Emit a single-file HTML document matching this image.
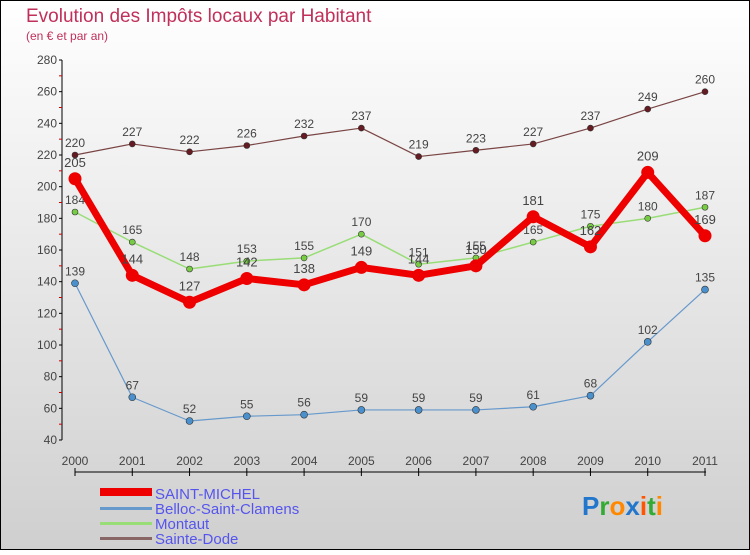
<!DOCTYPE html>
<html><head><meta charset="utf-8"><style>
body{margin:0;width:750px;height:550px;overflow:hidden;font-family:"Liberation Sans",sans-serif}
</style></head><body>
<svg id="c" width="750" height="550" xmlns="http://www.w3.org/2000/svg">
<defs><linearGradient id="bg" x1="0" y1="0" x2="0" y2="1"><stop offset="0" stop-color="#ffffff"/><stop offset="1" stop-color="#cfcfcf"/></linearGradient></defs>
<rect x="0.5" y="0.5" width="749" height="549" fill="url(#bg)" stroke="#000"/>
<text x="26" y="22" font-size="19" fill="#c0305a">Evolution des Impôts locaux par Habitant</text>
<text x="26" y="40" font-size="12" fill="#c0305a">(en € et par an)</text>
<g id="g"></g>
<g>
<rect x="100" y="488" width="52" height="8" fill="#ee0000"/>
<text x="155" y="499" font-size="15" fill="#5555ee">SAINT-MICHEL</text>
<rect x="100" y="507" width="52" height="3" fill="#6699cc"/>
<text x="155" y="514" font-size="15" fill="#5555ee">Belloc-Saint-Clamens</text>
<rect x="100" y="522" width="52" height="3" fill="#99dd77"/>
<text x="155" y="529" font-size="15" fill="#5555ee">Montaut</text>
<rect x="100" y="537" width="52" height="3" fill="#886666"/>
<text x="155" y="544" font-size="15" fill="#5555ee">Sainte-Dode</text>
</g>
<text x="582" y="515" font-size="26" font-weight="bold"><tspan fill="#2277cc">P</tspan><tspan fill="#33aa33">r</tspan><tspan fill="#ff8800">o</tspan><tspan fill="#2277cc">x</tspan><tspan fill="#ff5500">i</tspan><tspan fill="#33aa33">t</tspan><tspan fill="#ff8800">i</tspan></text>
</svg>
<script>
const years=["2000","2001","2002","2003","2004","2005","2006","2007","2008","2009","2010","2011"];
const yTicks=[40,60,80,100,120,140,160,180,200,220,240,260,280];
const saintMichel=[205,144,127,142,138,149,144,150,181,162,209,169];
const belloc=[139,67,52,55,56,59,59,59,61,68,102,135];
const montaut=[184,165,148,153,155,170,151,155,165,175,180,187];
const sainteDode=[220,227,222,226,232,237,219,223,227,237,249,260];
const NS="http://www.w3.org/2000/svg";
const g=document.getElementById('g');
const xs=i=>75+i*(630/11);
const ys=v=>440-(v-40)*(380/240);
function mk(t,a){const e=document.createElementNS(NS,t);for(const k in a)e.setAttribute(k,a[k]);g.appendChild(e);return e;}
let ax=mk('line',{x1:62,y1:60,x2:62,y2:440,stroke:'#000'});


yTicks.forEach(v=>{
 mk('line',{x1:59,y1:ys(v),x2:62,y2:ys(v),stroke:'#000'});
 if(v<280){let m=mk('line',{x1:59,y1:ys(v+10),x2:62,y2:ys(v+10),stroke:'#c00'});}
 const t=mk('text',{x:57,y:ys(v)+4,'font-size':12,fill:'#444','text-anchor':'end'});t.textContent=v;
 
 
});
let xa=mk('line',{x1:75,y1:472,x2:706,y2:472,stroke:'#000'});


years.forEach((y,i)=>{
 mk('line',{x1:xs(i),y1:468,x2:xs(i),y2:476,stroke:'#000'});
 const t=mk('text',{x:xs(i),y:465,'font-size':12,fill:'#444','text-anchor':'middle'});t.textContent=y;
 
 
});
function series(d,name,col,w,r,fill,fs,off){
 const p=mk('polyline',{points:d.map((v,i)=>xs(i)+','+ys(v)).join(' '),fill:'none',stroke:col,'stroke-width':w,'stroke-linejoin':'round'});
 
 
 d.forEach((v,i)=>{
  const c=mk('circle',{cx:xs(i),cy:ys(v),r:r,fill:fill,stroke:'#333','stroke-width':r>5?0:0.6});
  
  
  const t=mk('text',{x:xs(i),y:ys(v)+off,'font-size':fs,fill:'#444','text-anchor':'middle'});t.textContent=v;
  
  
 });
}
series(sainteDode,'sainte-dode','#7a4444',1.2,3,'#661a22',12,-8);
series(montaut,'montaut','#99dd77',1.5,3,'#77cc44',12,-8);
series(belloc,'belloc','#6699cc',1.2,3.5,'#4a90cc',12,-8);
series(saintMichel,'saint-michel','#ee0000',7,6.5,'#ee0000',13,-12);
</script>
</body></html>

------------------------------------

Quote the preceding listing precisely and completely, omitting its images.

Emit a single-file HTML document matching this image.
<!DOCTYPE html>
<html><head><meta charset="utf-8"><style>
body{margin:0;width:750px;height:550px;overflow:hidden;font-family:"Liberation Sans",sans-serif}
</style></head><body>
<svg id="c" width="750" height="550" xmlns="http://www.w3.org/2000/svg">
<defs><linearGradient id="bg" x1="0" y1="0" x2="0" y2="1"><stop offset="0" stop-color="#ffffff"/><stop offset="1" stop-color="#cfcfcf"/></linearGradient></defs>
<rect x="0.5" y="0.5" width="749" height="549" fill="url(#bg)" stroke="#000"/>
<text x="26" y="22" font-size="19" fill="#c0305a">Evolution des Impôts locaux par Habitant</text>
<text x="26" y="40" font-size="12" fill="#c0305a">(en € et par an)</text>
<g id="g"></g>
<g>
<rect x="100" y="488" width="52" height="8" fill="#ee0000"/>
<text x="155" y="499" font-size="15" fill="#5555ee">SAINT-MICHEL</text>
<rect x="100" y="507" width="52" height="3" fill="#6699cc"/>
<text x="155" y="514" font-size="15" fill="#5555ee">Belloc-Saint-Clamens</text>
<rect x="100" y="522" width="52" height="3" fill="#99dd77"/>
<text x="155" y="529" font-size="15" fill="#5555ee">Montaut</text>
<rect x="100" y="537" width="52" height="3" fill="#886666"/>
<text x="155" y="544" font-size="15" fill="#5555ee">Sainte-Dode</text>
</g>
<text x="582" y="515" font-size="26" font-weight="bold"><tspan fill="#2277cc">P</tspan><tspan fill="#33aa33">r</tspan><tspan fill="#ff8800">o</tspan><tspan fill="#2277cc">x</tspan><tspan fill="#ff5500">i</tspan><tspan fill="#33aa33">t</tspan><tspan fill="#ff8800">i</tspan></text>
</svg>
<script>
const years=["2000","2001","2002","2003","2004","2005","2006","2007","2008","2009","2010","2011"];
const yTicks=[40,60,80,100,120,140,160,180,200,220,240,260,280];
const saintMichel=[205,144,127,142,138,149,144,150,181,162,209,169];
const belloc=[139,67,52,55,56,59,59,59,61,68,102,135];
const montaut=[184,165,148,153,155,170,151,155,165,175,180,187];
const sainteDode=[220,227,222,226,232,237,219,223,227,237,249,260];
const NS="http://www.w3.org/2000/svg";
const g=document.getElementById('g');
const xs=i=>75+i*(630/11);
const ys=v=>440-(v-40)*(380/240);
function mk(t,a){const e=document.createElementNS(NS,t);for(const k in a)e.setAttribute(k,a[k]);g.appendChild(e);return e;}
let ax=mk('line',{x1:62,y1:60,x2:62,y2:440,stroke:'#000'});


yTicks.forEach(v=>{
 mk('line',{x1:59,y1:ys(v),x2:62,y2:ys(v),stroke:'#000'});
 if(v<280){let m=mk('line',{x1:59,y1:ys(v+10),x2:62,y2:ys(v+10),stroke:'#c00'});}
 const t=mk('text',{x:57,y:ys(v)+4,'font-size':12,fill:'#444','text-anchor':'end'});t.textContent=v;
 
 
});
let xa=mk('line',{x1:75,y1:472,x2:706,y2:472,stroke:'#000'});


years.forEach((y,i)=>{
 mk('line',{x1:xs(i),y1:468,x2:xs(i),y2:476,stroke:'#000'});
 const t=mk('text',{x:xs(i),y:465,'font-size':12,fill:'#444','text-anchor':'middle'});t.textContent=y;
 
 
});
function series(d,name,col,w,r,fill,fs,off){
 const p=mk('polyline',{points:d.map((v,i)=>xs(i)+','+ys(v)).join(' '),fill:'none',stroke:col,'stroke-width':w,'stroke-linejoin':'round'});
 
 
 d.forEach((v,i)=>{
  const c=mk('circle',{cx:xs(i),cy:ys(v),r:r,fill:fill,stroke:'#333','stroke-width':r>5?0:0.6});
  
  
  const t=mk('text',{x:xs(i),y:ys(v)+off,'font-size':fs,fill:'#444','text-anchor':'middle'});t.textContent=v;
  
  
 });
}
series(sainteDode,'sainte-dode','#7a4444',1.2,3,'#661a22',12,-8);
series(montaut,'montaut','#99dd77',1.5,3,'#77cc44',12,-8);
series(belloc,'belloc','#6699cc',1.2,3.5,'#4a90cc',12,-8);
series(saintMichel,'saint-michel','#ee0000',7,6.5,'#ee0000',13,-12);
</script>
</body></html>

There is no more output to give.